Can foraging for food really be seen as an art practice?
Being a political activist I became quickly frustrated with art because so often it fails to transcribe ideas to make them accessible to the mainstream. For me, using art or its institutions is a platform to reach out to a diverse group of people, people who wouldn’t necessarily go out to a meeting in a squat. The counter argument is that not everyone goes to galleries. That’s why it’s so important that BTFM exists both inside the art world or art institutions and outside of it, through our website and in different cultural contexts like social centres.
What’s going on outside of your own activities? Are there many other food salvage groups in the UK at the moment?
Yeah, there’s a global movement. It’s quite strong in the United States. In the U.K the movement isn’t strong, mainly due to the weather! Food Not Bombs has kitchens designed to be outdoors in the streets, in public places. There’s squat cafes that are mostly run as community social centres and their food will be salvaged and given out on donation basis. The ‘Food not Bombs’ movement was a big inspiration for BTFM.

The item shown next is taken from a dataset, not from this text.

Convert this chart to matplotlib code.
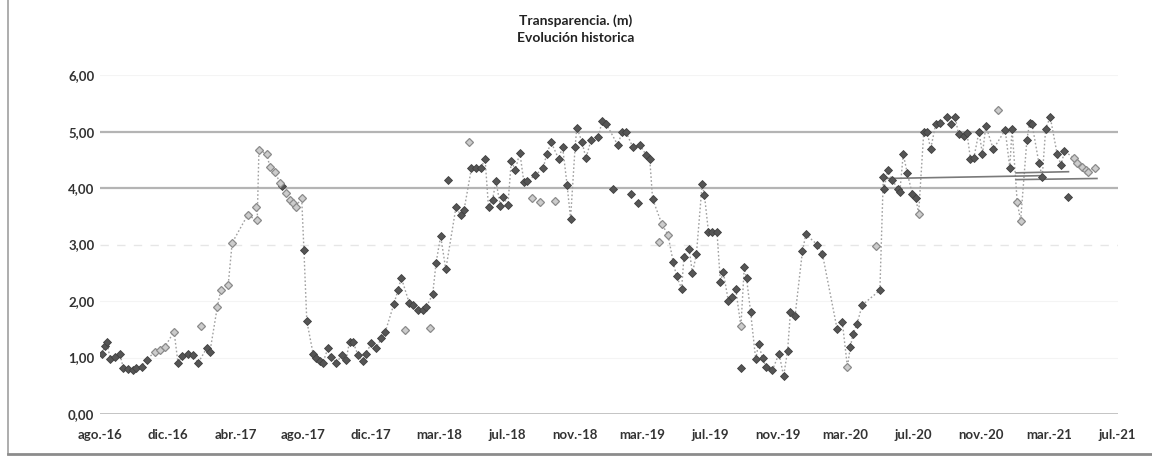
import matplotlib
matplotlib.use("Agg")
import matplotlib.pyplot as plt
from matplotlib.lines import Line2D
import pandas as pd

# ---------------- data ----------------
titulo = "Transparencia. (m)\nEvolución historica"

fechas = [
    "2016-08-16", "2016-08-20", "2016-08-24", "2016-08-30", "2016-09-07", "2016-09-16",
    "2016-09-22", "2016-10-01", "2016-10-09", "2016-10-15", "2016-10-24", "2016-11-02",
    "2016-11-16", "2016-11-25", "2016-12-04", "2016-12-20", "2016-12-27", "2017-01-03",
    "2017-01-14", "2017-01-23", "2017-01-31", "2017-02-06", "2017-02-15", "2017-02-21",
    "2017-03-06", "2017-03-12", "2017-03-25", "2017-04-01", "2017-04-28", "2017-05-12",
    "2017-05-15", "2017-05-18", "2017-06-01", "2017-06-06", "2017-06-15", "2017-06-24",
    "2017-06-28", "2017-07-05", "2017-07-11", "2017-07-17", "2017-07-22", "2017-08-01",
    "2017-08-05", "2017-08-10", "2017-08-21", "2017-08-27", "2017-09-02", "2017-09-07",
    "2017-09-16", "2017-09-22", "2017-10-01", "2017-10-10", "2017-10-18", "2017-10-24",
    "2017-10-30", "2017-11-08", "2017-11-17", "2017-11-22", "2017-12-01", "2017-12-09",
    "2017-12-19", "2017-12-26", "2018-01-10", "2018-01-17", "2018-01-23", "2018-01-30",
    "2018-02-06", "2018-02-13", "2018-02-21", "2018-03-02", "2018-03-08", "2018-03-15",
    "2018-03-19", "2018-03-25", "2018-04-02", "2018-04-11", "2018-04-15", "2018-04-29",
    "2018-05-07", "2018-05-13", "2018-05-21", "2018-05-26", "2018-06-03", "2018-06-11",
    "2018-06-19", "2018-06-25", "2018-07-02", "2018-07-08", "2018-07-16", "2018-07-21",
    "2018-07-29", "2018-08-04", "2018-08-11", "2018-08-19", "2018-08-26", "2018-09-01",
    "2018-09-09", "2018-09-15", "2018-09-23", "2018-09-29", "2018-10-05", "2018-10-13",
    "2018-10-19", "2018-10-26", "2018-11-02", "2018-11-10", "2018-11-16", "2018-11-24",
    "2018-11-27", "2018-12-06", "2018-12-13", "2018-12-22", "2019-01-04", "2019-01-10",
    "2019-01-18", "2019-01-30", "2019-02-07", "2019-02-14", "2019-02-21", "2019-03-02",
    "2019-03-05", "2019-03-14", "2019-03-18", "2019-03-29", "2019-04-04", "2019-04-09",
    "2019-04-20", "2019-04-25", "2019-05-06", "2019-05-15", "2019-05-21", "2019-05-30",
    "2019-06-03", "2019-06-12", "2019-06-18", "2019-06-25", "2019-07-05", "2019-07-09",
    "2019-07-16", "2019-07-23", "2019-07-31", "2019-08-06", "2019-08-11", "2019-08-20",
    "2019-08-27", "2019-09-02", "2019-09-11", "2019-09-11", "2019-09-17", "2019-09-21",
    "2019-09-28", "2019-10-07", "2019-10-12", "2019-10-19", "2019-10-25", "2019-11-05",
    "2019-11-17", "2019-11-25", "2019-12-02", "2019-12-07", "2019-12-15", "2019-12-28",
    "2020-01-03", "2020-01-23", "2020-02-01", "2020-02-27", "2020-03-07", "2020-03-16",
    "2020-03-21", "2020-03-26", "2020-04-02", "2020-04-11", "2020-05-05", "2020-05-12",
    "2020-05-18", "2020-05-19", "2020-05-26", "2020-06-03", "2020-06-13", "2020-06-16",
    "2020-06-22", "2020-06-29", "2020-07-08", "2020-07-14", "2020-07-19", "2020-07-28",
    "2020-08-03", "2020-08-09", "2020-08-18", "2020-08-26", "2020-09-06", "2020-09-13",
    "2020-09-21", "2020-09-27", "2020-10-06", "2020-10-12", "2020-10-18", "2020-10-24",
    "2020-11-02", "2020-11-08", "2020-11-14", "2020-11-27", "2020-12-05", "2020-12-18",
    "2020-12-26", "2020-12-30", "2021-01-08", "2021-01-14", "2021-01-25", "2021-01-30",
    "2021-02-03", "2021-02-15", "2021-02-21", "2021-02-27", "2021-03-07", "2021-03-19",
    "2021-03-26", "2021-04-01", "2021-04-08", "2021-04-17", "2021-04-23", "2021-05-02",
    "2021-05-08", "2021-05-12", "2021-05-24",
]

valores = [
    1.06, 1.20, 1.28, 0.97, 1.01, 1.06,
    0.81, 0.79, 0.78, 0.81, 0.84, 0.96,
    1.10, 1.14, 1.19, 1.46, 0.90, 1.03,
    1.07, 1.04, 0.90, 1.55, 1.16, 1.10,
    1.90, 2.19, 2.28, 3.03, 3.52, 3.67,
    3.43, 4.68, 4.60, 4.38, 4.29, 4.09,
    4.04, 3.91, 3.79, 3.73, 3.67, 3.83,
    2.90, 1.65, 1.07, 0.99, 0.93, 0.90,
    1.16, 1.01, 0.90, 1.04, 0.96, 1.28,
    1.28, 1.04, 0.93, 1.07, 1.25, 1.16,
    1.34, 1.46, 1.95, 2.19, 2.41, 1.49,
    1.96, 1.93, 1.84, 1.84, 1.90, 1.52,
    2.12, 2.68, 3.15, 2.56, 4.14, 3.67,
    3.52, 3.61, 4.82, 4.35, 4.35, 4.35,
    4.51, 3.66, 3.79, 4.12, 3.68, 3.85,
    3.70, 4.48, 4.32, 4.63, 4.11, 4.12,
    3.82, 4.23, 3.76, 4.35, 4.60, 4.81,
    3.77, 4.52, 4.73, 4.05, 3.46, 4.73,
    5.07, 4.82, 4.53, 4.85, 4.90, 5.18,
    5.13, 3.99, 4.76, 4.99, 5.00, 3.89,
    4.73, 3.74, 4.76, 4.58, 4.52, 3.81,
    3.05, 3.37, 3.17, 2.70, 2.44, 2.22,
    2.78, 2.93, 2.49, 2.84, 4.07, 3.88,
    3.23, 3.23, 3.23, 2.34, 2.52, 2.00,
    2.08, 2.21, 1.55, 0.81, 2.61, 2.40,
    1.81, 0.97, 1.24, 0.99, 0.84, 0.77,
    1.07, 0.67, 1.12, 1.81, 1.73, 2.88,
    3.18, 3.00, 2.84, 1.50, 1.63, 0.83,
    1.18, 1.42, 1.60, 1.93, 2.98, 2.19,
    4.19, 3.98, 4.32, 4.14, 3.98, 3.93,
    4.60, 4.27, 3.89, 3.83, 3.55, 4.99,
    5.00, 4.69, 5.13, 5.16, 5.25, 5.14,
    5.26, 4.96, 4.93, 4.97, 4.51, 4.54,
    5.00, 4.60, 5.10, 4.69, 5.38, 5.03,
    4.36, 5.05, 3.76, 3.42, 4.85, 5.16,
    5.14, 4.45, 4.20, 5.05, 5.26, 4.61,
    4.41, 4.65, 3.85, 4.54, 4.44, 4.37,
    4.32, 4.29, 4.35,
]

# D = dark marker on line, L = light marker on line,
# DI / LI = isolated (not joined by the dotted line)
tipos = [
    "D", "D", "D", "D", "D", "D",
    "D", "D", "D", "D", "D", "D",
    "L", "L", "L", "L", "D", "D",
    "D", "D", "D", "LI", "D", "D",
    "L", "L", "L", "L", "L", "LI",
    "L", "L", "L", "L", "L", "L",
    "D", "L", "L", "L", "L", "L",
    "D", "D", "D", "D", "D", "D",
    "D", "D", "D", "D", "D", "D",
    "D", "D", "D", "D", "D", "D",
    "D", "D", "D", "D", "D", "LI",
    "D", "D", "D", "D", "D", "LI",
    "D", "D", "D", "D", "DI", "D",
    "D", "D", "LI", "D", "D", "D",
    "D", "D", "D", "D", "D", "D",
    "D", "D", "D", "D", "D", "D",
    "LI", "D", "LI", "D", "D", "D",
    "LI", "D", "D", "D", "D", "D",
    "D", "D", "D", "D", "D", "D",
    "D", "DI", "D", "D", "D", "DI",
    "D", "DI", "D", "D", "D", "D",
    "LI", "L", "L", "D", "D", "D",
    "D", "D", "D", "D", "D", "D",
    "D", "D", "D", "D", "D", "D",
    "D", "D", "L", "DI", "D", "D",
    "D", "D", "D", "D", "D", "D",
    "D", "D", "D", "D", "D", "D",
    "D", "D", "D", "D", "D", "L",
    "D", "D", "D", "D", "LI", "D",
    "D", "D", "D", "D", "D", "D",
    "D", "D", "D", "D", "L", "D",
    "D", "D", "D", "D", "D", "D",
    "D", "D", "D", "D", "D", "D",
    "D", "D", "D", "D", "LI", "D",
    "D", "D", "L", "L", "D", "D",
    "D", "D", "D", "D", "D", "D",
    "D", "D", "DI", "L", "L", "L",
    "L", "L", "L",
]

# out-of-order records that the original workbook joins with straight lines
cruce_fechas = ["2020-05-23", "2021-02-20", None, "2021-01-06", "2021-04-08", None,
                "2021-01-06", "2021-05-28"]
cruce_valores = [4.17, 4.22, None, 4.27, 4.29, None, 4.15, 4.17]

eje_inicio = "2016-08-12"
paso_dias = 119
etiquetas_x = ["ago.-16", "dic.-16", "abr.-17", "ago.-17", "dic.-17", "mar.-18",
               "jul.-18", "nov.-18", "mar.-19", "jul.-19", "nov.-19", "mar.-20",
               "jul.-20", "nov.-20", "mar.-21", "jul.-21"]
valores_y = [0, 1, 2, 3, 4, 5, 6]
etiquetas_y = ["0,00", "1,00", "2,00", "3,00", "4,00", "5,00", "6,00"]

# ---------------- plot ----------------
plt.rcParams["font.family"] = ["Lato", "DejaVu Sans"]

df = pd.DataFrame({"fecha": pd.to_datetime(fechas), "valor": valores, "tipo": tipos})

fig = plt.figure(figsize=(11.52, 4.61), dpi=100)
ax = fig.add_axes([0.0868, 0.102, 0.8837, 0.735])

# gridlines (as they survive in the scanned original)
for v in valores_y:
    if v in (4, 5):
        ax.axhline(v, color="#b4b4b4", lw=1.6, zorder=0)
    elif v == 3:
        ax.axhline(v, color="#e6e6e6", lw=1.0, ls=(0, (6, 6)), zorder=0)
    elif v == 0:
        ax.axhline(v, color="#c4c4c4", lw=1.4, zorder=0)
    else:
        ax.axhline(v, color="#f4f4f4", lw=0.8, zorder=0)

linea = df[df["tipo"].isin(["D", "L"])]
ax.plot(linea["fecha"], linea["valor"], ls=(0, (1.2, 1.6)), color="#a0a0a0", lw=1.0, zorder=1)

cf = pd.to_datetime(pd.Series(cruce_fechas))
ax.plot(cf, cruce_valores, color="#7a7a7a", lw=1.2, zorder=1)

oscuro = df[df["tipo"].isin(["D", "DI"])]
claro = df[df["tipo"].isin(["L", "LI"])]
ax.plot(oscuro["fecha"], oscuro["valor"], ls="none", marker="D", ms=4.4,
        mfc="#555555", mec="#404040", mew=0.6, zorder=3)
ax.plot(claro["fecha"], claro["valor"], ls="none", marker="D", ms=4.2,
        mfc="#cccccc", mec="#8a8a8a", mew=0.9, zorder=3)

x0 = pd.Timestamp(eje_inicio)
ticks_x = [x0 + pd.Timedelta(days=paso_dias * k) for k in range(len(etiquetas_x))]
ax.set_xlim(ticks_x[0], ticks_x[-1] + pd.Timedelta(days=2))
ax.set_xticks(ticks_x)
ax.set_xticklabels(etiquetas_x, fontsize=9.5, fontweight="bold", color="#333333")
ax.set_ylim(0, 6)
ax.set_yticks(valores_y)
ax.set_yticklabels(etiquetas_y, fontsize=9.5, fontweight="bold", color="#333333")
ax.tick_params(axis="both", length=0, pad=4)
ax.tick_params(axis="x", pad=11)
for s in ax.spines.values():
    s.set_visible(False)

fig.text(0.5, 0.936, titulo, ha="center", va="center", fontsize=10,
         fontweight="bold", color="#222222", linespacing=1.5)

# chart-area border (left and bottom visible in the original)
fig.add_artist(Line2D([0.007, 0.007], [0.015, 1.0], transform=fig.transFigure,
                      color="#a0a0a0", lw=1.2))
fig.add_artist(Line2D([0.007, 1.0], [0.015, 0.015], transform=fig.transFigure,
                      color="#8c8c8c", lw=2.0))

fig.savefig("out.png", dpi=100)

On your website you pose the question ‘What possibility can you imagine for an ideal beyond the free market?’ What possibility can you see?
Well, I think to start putting a halt on food-dumping, thereby reducing food overproduction, banning corporate power over seeds and food brands, and giving third world and developing world countries a voice in decisions made by the WTO and IMF on agriculture and trade – that would be a massive change.
I can see the possibility of going back to supporting local food production, here and in developing countries. But BTFM is also about looking beyond to alternatives that exist in the present day, things that are available to us outside of the system, like food movements, skipping, allotments.